You like to discover little details about me, no? Here’s one. I wash my crotch twice when I’m on my period. I’ve been doing this for so long that it’s automatic now, no thinking required. The lather is always pink on the first rinse, and a little rotten-smelling (yes of course I sniff at it, I’m a sniffer — thought you knew that detail by now). Anyway, I soap again, the lather is creamy white the second time around, I wash it away and get on with the rest of my bath.
And now (lucky you) a bonus detail — for some months, not long ago, something splendid wedged itself between rinse one and rinse two. I was lathering vigorously today when the memory of that other, short-lived habit rose up through the suds.
I would do the first rinse as usual, cleaning away the oxidized maroon gunk from in between my thighs. Then I would take a deep breath and slide a finger into my vagina for some of the fresh stuff, the bright red sauce my finger would come back out coated in. And then I would bring that up to my face and take another breath. The deepest breath of all time. The first inhale of the day hits the hardest, the first inhale of the month doubly so. That same briney wallop of a sea breeze, only less salty, more rusty, ah how do I say it —
— wait, let me run to the bathroom to sniff at the primary source — no it’s too late, my sixth day, only a sour hint of pee now — reaching back into memory then —
— a deeply ferrous tang, I guess you could call it. Seductive like flowers or the night air, but think richer, funkier — like sweat-drenched silk or too much attar. I would breathe that in, over and over and over, and it would fill me with a pleasure that is proving visceral to remember but impossible to describe.
Perhaps this would be easier to convey if you were living as I was at that time.
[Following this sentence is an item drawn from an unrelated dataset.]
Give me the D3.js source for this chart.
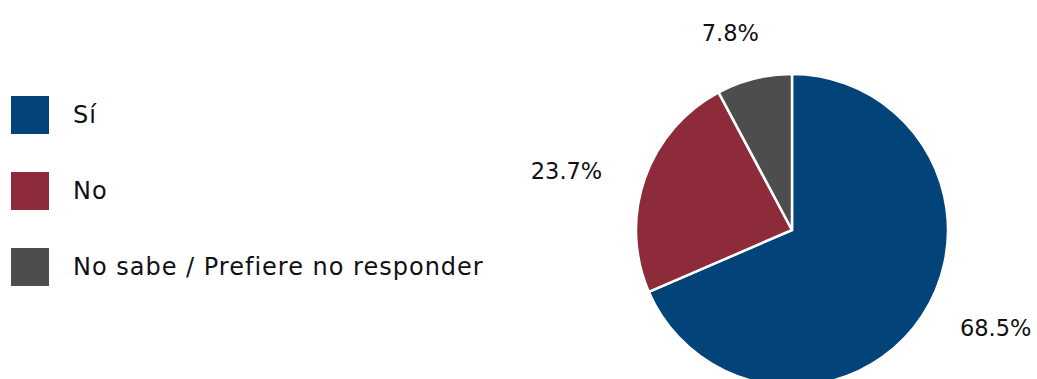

Imagine: you spend all your time in what can be called a colourless, odourless apartment. You may interact with another human for around sixty seconds this week, and if you do, it’ll be with two masks on. All you smell is the freshness of laundry, and the dull creaminess of bottled curry paste (in which you cook vegetables that smell of nothing). The only produce with any bouquet is a bunch of mint. You stuff your face into it, and immediately regret doing that because it hasn’t been double-sanitized and left out to disinfect overnight. This is the sort of spare scent-scape in which you stand a heightened chance of observing and appreciating the twang of your own menstrual blood.
It amuses me that I plunge into my vagina for this delight. You know I don’t otherwise go there in pursuit of pleasure. My lips have been gloriously sufficient for as long as I can recall, for longer than I’ve been menstruating, and up until now, my periods were only a dampener when it came to my rich finger life. If I ever did play around during that time of the month, it was in spite of my period, because a daydream or a conversation with you snowballed into something luscious and unrefusable. I would likely pause long enough to spread a towel out below me, and would certainly run to the sink and wash up afterwards, holding the bloody fingers aloft until I did.
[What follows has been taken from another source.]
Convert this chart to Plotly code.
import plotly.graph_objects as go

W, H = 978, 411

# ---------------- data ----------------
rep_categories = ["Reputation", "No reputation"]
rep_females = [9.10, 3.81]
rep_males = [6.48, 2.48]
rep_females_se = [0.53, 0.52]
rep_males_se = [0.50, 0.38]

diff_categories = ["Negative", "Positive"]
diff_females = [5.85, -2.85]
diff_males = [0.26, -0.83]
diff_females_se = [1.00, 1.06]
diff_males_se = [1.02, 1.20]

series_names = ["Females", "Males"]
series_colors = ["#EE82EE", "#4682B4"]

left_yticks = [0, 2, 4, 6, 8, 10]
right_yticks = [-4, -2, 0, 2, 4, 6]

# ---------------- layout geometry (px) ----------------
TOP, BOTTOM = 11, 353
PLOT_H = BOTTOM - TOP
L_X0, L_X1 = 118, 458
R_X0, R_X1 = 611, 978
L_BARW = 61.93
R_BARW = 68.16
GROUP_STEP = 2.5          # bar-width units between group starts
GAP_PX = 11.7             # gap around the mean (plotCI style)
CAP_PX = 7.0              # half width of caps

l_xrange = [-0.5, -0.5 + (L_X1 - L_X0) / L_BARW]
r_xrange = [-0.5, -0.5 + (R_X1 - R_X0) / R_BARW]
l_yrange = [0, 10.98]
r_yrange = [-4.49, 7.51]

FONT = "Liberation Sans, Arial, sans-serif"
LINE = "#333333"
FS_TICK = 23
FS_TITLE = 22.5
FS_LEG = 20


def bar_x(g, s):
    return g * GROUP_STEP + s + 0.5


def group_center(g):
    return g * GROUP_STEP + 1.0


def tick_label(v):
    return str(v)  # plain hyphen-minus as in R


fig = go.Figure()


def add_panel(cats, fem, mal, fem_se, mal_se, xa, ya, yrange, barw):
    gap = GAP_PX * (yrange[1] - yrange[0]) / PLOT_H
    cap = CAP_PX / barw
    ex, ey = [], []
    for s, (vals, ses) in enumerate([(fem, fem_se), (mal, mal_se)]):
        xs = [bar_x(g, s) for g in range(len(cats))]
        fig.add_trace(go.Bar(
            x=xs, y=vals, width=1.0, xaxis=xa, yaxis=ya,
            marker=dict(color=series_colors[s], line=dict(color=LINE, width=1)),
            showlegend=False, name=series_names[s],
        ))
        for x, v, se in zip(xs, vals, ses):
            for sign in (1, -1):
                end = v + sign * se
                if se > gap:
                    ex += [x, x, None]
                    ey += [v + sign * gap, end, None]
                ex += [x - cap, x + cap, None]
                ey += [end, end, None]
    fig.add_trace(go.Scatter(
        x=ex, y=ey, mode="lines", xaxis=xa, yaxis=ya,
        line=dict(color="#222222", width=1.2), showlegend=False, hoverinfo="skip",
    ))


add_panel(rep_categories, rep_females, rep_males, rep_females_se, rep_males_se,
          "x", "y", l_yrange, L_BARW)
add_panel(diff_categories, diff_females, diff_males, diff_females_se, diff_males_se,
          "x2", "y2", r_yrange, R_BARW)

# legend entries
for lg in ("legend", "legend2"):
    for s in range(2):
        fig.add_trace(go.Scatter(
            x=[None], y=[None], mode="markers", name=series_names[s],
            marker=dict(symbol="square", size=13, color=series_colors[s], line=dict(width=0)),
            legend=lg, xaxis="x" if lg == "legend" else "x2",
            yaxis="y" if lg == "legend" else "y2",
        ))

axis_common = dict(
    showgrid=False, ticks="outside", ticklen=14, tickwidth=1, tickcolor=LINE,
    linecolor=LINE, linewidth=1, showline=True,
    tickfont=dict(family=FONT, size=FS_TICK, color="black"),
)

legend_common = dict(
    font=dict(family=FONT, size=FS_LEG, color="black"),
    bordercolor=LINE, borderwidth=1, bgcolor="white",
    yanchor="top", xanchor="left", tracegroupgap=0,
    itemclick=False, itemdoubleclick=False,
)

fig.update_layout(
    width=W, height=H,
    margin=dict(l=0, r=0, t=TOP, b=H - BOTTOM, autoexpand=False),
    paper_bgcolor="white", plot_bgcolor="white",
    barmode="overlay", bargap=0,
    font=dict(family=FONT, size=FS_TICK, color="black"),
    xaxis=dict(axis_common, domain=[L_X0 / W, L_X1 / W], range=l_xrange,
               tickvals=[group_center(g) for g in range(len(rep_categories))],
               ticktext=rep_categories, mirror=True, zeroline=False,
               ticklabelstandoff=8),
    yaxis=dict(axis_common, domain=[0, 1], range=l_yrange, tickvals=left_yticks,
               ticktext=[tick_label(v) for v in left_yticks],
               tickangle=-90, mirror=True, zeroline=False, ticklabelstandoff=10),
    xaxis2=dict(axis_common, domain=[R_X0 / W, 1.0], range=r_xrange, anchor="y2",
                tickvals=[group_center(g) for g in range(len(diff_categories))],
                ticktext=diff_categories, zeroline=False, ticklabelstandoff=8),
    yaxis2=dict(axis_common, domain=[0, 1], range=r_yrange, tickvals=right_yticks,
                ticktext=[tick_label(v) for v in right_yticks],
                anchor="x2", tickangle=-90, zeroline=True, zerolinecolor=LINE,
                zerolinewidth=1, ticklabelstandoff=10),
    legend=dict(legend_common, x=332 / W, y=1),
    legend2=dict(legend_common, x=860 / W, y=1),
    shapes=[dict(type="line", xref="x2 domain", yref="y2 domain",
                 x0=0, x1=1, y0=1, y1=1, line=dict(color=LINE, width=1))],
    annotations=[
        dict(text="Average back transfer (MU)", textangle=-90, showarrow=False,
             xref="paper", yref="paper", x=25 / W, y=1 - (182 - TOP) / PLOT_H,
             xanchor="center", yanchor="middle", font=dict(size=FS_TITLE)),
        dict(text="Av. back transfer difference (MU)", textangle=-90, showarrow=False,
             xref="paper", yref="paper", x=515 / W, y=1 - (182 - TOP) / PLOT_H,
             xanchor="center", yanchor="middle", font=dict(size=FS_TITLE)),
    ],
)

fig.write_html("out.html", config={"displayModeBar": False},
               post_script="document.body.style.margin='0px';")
But now I find myself here, in this white-tiled bathroom lit with slant rays of mild spring sunshine, reaching inside time and again for one last hit, no, one more final hit, of this bottomless ruby glory that presses me up against the wall, that arches my back, that undoes every knot of tension and boredom in my belly. It is a full release and a reliable one, and I find I can plumb its depths for a good deal more. I tell myself to only ride the magic wave, not question it — but of course I will question, because I want this, this pleasure that I have discovered all on my own, that I pursued without anyone telling me that it is something I might or must like, I want it to explain something intrinsic and virtuous about me.
There surely isn’t any virtue involved here, but at least there isn’t any murkiness either — a kink for me to treasure, it seems, one so untethered from any sense I have of myself that it comes with no connotation, positive or negative. Someone else may tangle this up with desires to birth, to mother, to nurture, but I know enough of myself to understand that isn’t it — it’s an alive-and-kicking-ness for sure, but one that’s all mine. If anything, it conjures visions of some deity, Kali dancing atop the world.
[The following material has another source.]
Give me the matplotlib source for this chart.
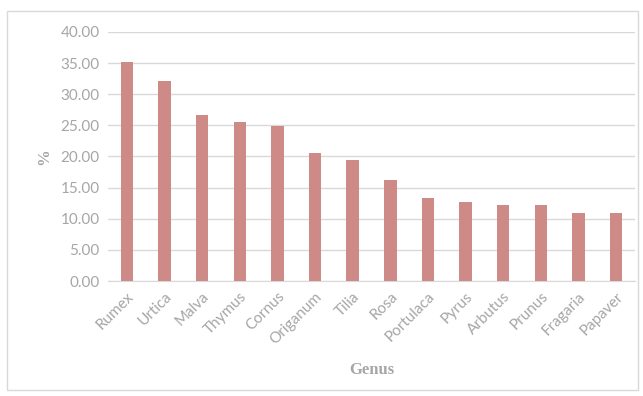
import matplotlib.pyplot as plt
import matplotlib.patches as patches
import numpy as np

genus = ["Rumex", "Urtica", "Malva", "Thymus", "Cornus", "Origanum", "Tilia",
         "Rosa", "Portulaca", "Pyrus", "Arbutus", "Prunus", "Fragaria", "Papaver"]
percent = [35.2, 32.1, 26.7, 25.5, 24.9, 20.6, 19.4, 16.3, 13.3, 12.7, 12.2, 12.2, 10.9, 10.9]
yticks = np.arange(0, 45, 5)

BAR = "#cd8a86"
GRAY = "#a6a6a6"
GRID = "#d9d9d9"

fig = plt.figure(figsize=(6.43, 3.96), dpi=100)
fig.patches.append(patches.Rectangle((7 / 643, 1 - 390 / 396), 631 / 643, 379 / 396,
                                     transform=fig.transFigure, fill=False,
                                     edgecolor="#d9d9d9", linewidth=1))
ax = fig.add_axes([0.168, 0.2904, 0.8196, 0.6288])

x = np.arange(len(genus))
ax.bar(x, percent, width=0.33, color=BAR, zorder=3)
ax.set_xlim(-0.5, len(genus) - 0.5)
ax.set_ylim(0, 40)
ax.set_yticks(yticks)
ax.set_yticklabels([f"{v:.2f}" for v in yticks], fontsize=11, color=GRAY, family="Lato")
ax.set_xticks(x)
ax.set_xticklabels(genus, rotation=45, ha="right", rotation_mode="anchor",
                   fontsize=11, color=GRAY, family="Lato")
ax.tick_params(length=0, pad=6)
ax.grid(axis="y", color=GRID, linewidth=1, zorder=0)
for s in ["top", "right", "left"]:
    ax.spines[s].set_visible(False)
ax.spines["bottom"].set_color(GRID)

ax.set_xlabel("Genus", fontsize=12, fontweight="bold", color=GRAY,
              family="Liberation Serif", labelpad=11)
ax.set_ylabel("%", fontsize=12, fontweight="bold", color=GRAY,
              family="Liberation Serif", labelpad=6)

fig.savefig("out.png", dpi=100)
Now many moons later, I roam the scent-ient world with a mask stuffed into my back pocket, and my period is once again a minor nuisance instead of a major sensation. I luxuriate instead in the silky salty note of your skin after a game of badminton, or (sincere apologies for the juxtaposition) in the ripe bouquet of pig’s blood before I slurp from my bowl of boat noodles. For now I lean back, my pleasure powering past the discomfort of the cold hard tile wall, and soak in the scent for a little bit, before I start the second rinse.